[Source code of charts]
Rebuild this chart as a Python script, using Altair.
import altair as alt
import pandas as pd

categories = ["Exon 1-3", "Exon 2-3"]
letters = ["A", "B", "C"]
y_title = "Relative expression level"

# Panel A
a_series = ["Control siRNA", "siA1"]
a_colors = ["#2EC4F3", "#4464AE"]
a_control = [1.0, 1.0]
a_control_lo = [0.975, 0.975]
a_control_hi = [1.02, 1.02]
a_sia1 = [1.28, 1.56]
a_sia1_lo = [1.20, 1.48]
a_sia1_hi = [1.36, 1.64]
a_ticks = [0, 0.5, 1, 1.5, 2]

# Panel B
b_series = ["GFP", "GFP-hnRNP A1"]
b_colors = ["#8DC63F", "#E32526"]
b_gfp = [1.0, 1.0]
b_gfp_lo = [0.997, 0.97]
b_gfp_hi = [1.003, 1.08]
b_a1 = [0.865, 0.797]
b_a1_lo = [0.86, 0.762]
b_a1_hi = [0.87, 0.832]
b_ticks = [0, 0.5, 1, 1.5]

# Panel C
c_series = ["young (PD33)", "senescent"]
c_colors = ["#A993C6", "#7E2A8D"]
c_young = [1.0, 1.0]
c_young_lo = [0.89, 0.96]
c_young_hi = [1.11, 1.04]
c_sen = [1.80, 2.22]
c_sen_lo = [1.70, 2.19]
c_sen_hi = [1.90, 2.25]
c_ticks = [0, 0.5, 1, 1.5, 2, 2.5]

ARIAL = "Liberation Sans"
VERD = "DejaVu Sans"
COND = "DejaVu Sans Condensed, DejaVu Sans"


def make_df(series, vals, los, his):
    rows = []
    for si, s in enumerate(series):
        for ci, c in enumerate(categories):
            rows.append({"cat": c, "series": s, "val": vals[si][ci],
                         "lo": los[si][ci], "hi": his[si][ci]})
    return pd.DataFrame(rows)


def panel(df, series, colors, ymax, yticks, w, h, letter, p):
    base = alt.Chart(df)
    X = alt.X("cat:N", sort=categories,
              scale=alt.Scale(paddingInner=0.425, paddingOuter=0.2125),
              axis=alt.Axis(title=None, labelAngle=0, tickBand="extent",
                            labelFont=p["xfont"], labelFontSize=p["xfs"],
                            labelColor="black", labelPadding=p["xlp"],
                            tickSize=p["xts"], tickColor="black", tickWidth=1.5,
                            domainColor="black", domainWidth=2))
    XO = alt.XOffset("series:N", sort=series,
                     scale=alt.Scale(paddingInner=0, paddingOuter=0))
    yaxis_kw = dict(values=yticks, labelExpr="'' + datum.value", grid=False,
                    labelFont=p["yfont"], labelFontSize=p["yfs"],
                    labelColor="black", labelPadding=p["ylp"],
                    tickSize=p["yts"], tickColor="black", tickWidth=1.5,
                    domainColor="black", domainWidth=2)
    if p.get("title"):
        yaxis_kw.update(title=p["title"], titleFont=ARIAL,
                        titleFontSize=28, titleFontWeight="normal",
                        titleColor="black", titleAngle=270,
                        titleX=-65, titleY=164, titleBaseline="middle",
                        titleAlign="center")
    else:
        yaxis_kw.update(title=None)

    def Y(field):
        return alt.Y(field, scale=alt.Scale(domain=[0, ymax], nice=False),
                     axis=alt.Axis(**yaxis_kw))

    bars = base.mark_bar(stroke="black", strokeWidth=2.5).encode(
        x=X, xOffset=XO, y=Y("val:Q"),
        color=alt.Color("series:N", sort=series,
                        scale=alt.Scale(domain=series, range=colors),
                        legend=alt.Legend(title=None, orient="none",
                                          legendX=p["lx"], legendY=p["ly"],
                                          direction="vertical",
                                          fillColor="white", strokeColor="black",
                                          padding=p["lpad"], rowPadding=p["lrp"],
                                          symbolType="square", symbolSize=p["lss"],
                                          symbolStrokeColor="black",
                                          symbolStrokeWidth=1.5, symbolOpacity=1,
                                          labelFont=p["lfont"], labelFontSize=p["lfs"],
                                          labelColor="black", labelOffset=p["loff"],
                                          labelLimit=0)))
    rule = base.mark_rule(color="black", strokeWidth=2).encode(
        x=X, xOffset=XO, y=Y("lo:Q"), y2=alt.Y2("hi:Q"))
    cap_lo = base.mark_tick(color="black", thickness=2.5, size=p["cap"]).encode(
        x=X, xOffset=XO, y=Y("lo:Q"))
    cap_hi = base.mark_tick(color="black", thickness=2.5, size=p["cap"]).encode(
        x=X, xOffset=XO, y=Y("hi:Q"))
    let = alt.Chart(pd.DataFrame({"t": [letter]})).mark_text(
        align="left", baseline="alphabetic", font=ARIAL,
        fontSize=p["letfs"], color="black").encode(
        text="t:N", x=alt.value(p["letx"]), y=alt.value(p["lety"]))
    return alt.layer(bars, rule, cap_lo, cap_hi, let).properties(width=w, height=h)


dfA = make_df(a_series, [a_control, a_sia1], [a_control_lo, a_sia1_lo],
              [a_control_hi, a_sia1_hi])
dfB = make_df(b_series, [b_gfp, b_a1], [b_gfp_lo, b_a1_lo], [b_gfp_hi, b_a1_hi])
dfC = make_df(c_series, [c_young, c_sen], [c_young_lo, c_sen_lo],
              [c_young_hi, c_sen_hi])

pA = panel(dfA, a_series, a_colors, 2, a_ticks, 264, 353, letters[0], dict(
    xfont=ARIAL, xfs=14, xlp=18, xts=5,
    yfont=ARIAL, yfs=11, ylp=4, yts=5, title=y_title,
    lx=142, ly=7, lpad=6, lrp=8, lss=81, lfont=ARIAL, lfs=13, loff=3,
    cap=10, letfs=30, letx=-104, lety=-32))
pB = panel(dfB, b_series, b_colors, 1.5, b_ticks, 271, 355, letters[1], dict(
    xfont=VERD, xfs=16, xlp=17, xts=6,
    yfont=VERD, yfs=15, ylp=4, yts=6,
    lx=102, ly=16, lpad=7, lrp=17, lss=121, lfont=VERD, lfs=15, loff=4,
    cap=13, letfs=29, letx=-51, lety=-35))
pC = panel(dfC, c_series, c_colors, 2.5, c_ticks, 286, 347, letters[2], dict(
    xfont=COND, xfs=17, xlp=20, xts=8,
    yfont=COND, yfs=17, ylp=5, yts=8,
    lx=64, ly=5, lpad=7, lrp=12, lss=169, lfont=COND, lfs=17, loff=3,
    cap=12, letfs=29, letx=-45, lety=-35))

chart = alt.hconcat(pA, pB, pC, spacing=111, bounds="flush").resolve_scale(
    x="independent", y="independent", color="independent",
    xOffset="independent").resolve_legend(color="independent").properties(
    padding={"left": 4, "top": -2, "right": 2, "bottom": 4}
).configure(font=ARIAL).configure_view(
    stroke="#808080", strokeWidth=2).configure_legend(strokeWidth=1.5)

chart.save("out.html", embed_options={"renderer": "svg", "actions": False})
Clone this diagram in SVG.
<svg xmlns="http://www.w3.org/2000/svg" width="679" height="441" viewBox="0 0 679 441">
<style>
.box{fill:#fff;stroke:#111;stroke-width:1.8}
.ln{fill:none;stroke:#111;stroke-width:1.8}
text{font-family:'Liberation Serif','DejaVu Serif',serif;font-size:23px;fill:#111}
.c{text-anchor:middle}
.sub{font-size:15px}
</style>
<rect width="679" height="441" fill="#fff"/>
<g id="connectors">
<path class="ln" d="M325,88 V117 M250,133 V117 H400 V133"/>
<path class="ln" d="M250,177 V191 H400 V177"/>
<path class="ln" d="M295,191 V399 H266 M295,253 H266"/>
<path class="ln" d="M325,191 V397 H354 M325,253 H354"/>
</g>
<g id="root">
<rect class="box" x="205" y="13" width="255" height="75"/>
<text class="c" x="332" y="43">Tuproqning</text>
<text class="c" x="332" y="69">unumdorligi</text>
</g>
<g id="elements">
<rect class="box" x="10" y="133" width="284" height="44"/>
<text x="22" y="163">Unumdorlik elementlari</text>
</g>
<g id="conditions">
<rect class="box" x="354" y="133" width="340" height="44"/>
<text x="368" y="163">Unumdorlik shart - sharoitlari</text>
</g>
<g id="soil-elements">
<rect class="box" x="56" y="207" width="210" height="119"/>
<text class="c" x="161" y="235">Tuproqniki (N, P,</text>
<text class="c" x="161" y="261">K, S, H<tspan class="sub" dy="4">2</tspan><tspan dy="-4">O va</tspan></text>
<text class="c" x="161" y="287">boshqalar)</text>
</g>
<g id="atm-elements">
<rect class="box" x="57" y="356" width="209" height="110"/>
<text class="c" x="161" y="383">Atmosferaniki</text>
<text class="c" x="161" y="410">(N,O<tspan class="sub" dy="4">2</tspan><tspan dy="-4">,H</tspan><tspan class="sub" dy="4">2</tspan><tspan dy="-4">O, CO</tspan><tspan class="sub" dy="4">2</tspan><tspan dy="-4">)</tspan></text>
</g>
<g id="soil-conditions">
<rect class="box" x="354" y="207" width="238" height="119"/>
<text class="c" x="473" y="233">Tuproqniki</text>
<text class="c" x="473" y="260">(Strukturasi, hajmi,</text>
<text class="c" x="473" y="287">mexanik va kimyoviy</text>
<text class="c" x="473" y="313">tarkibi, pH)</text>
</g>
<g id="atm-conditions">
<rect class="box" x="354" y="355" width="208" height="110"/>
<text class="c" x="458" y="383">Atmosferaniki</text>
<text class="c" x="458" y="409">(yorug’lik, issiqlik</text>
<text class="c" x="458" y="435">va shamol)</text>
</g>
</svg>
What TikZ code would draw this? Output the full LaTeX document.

● **Exercise objective**
Set down the lines above as they stand, starting with the first line and ending with the line that contains "return pd.DataFrame(rows)".

● **Result for this task**
Rebuild this chart as a Python script, using Altair.
import altair as alt
import pandas as pd

categories = ["Exon 1-3", "Exon 2-3"]
letters = ["A", "B", "C"]
y_title = "Relative expression level"

# Panel A
a_series = ["Control siRNA", "siA1"]
a_colors = ["#2EC4F3", "#4464AE"]
a_control = [1.0, 1.0]
a_control_lo = [0.975, 0.975]
a_control_hi = [1.02, 1.02]
a_sia1 = [1.28, 1.56]
a_sia1_lo = [1.20, 1.48]
a_sia1_hi = [1.36, 1.64]
a_ticks = [0, 0.5, 1, 1.5, 2]

# Panel B
b_series = ["GFP", "GFP-hnRNP A1"]
b_colors = ["#8DC63F", "#E32526"]
b_gfp = [1.0, 1.0]
b_gfp_lo = [0.997, 0.97]
b_gfp_hi = [1.003, 1.08]
b_a1 = [0.865, 0.797]
b_a1_lo = [0.86, 0.762]
b_a1_hi = [0.87, 0.832]
b_ticks = [0, 0.5, 1, 1.5]

# Panel C
c_series = ["young (PD33)", "senescent"]
c_colors = ["#A993C6", "#7E2A8D"]
c_young = [1.0, 1.0]
c_young_lo = [0.89, 0.96]
c_young_hi = [1.11, 1.04]
c_sen = [1.80, 2.22]
c_sen_lo = [1.70, 2.19]
c_sen_hi = [1.90, 2.25]
c_ticks = [0, 0.5, 1, 1.5, 2, 2.5]

ARIAL = "Liberation Sans"
VERD = "DejaVu Sans"
COND = "DejaVu Sans Condensed, DejaVu Sans"


def make_df(series, vals, los, his):
    rows = []
    for si, s in enumerate(series):
        for ci, c in enumerate(categories):
            rows.append({"cat": c, "series": s, "val": vals[si][ci],
                         "lo": los[si][ci], "hi": his[si][ci]})
    return pd.DataFrame(rows)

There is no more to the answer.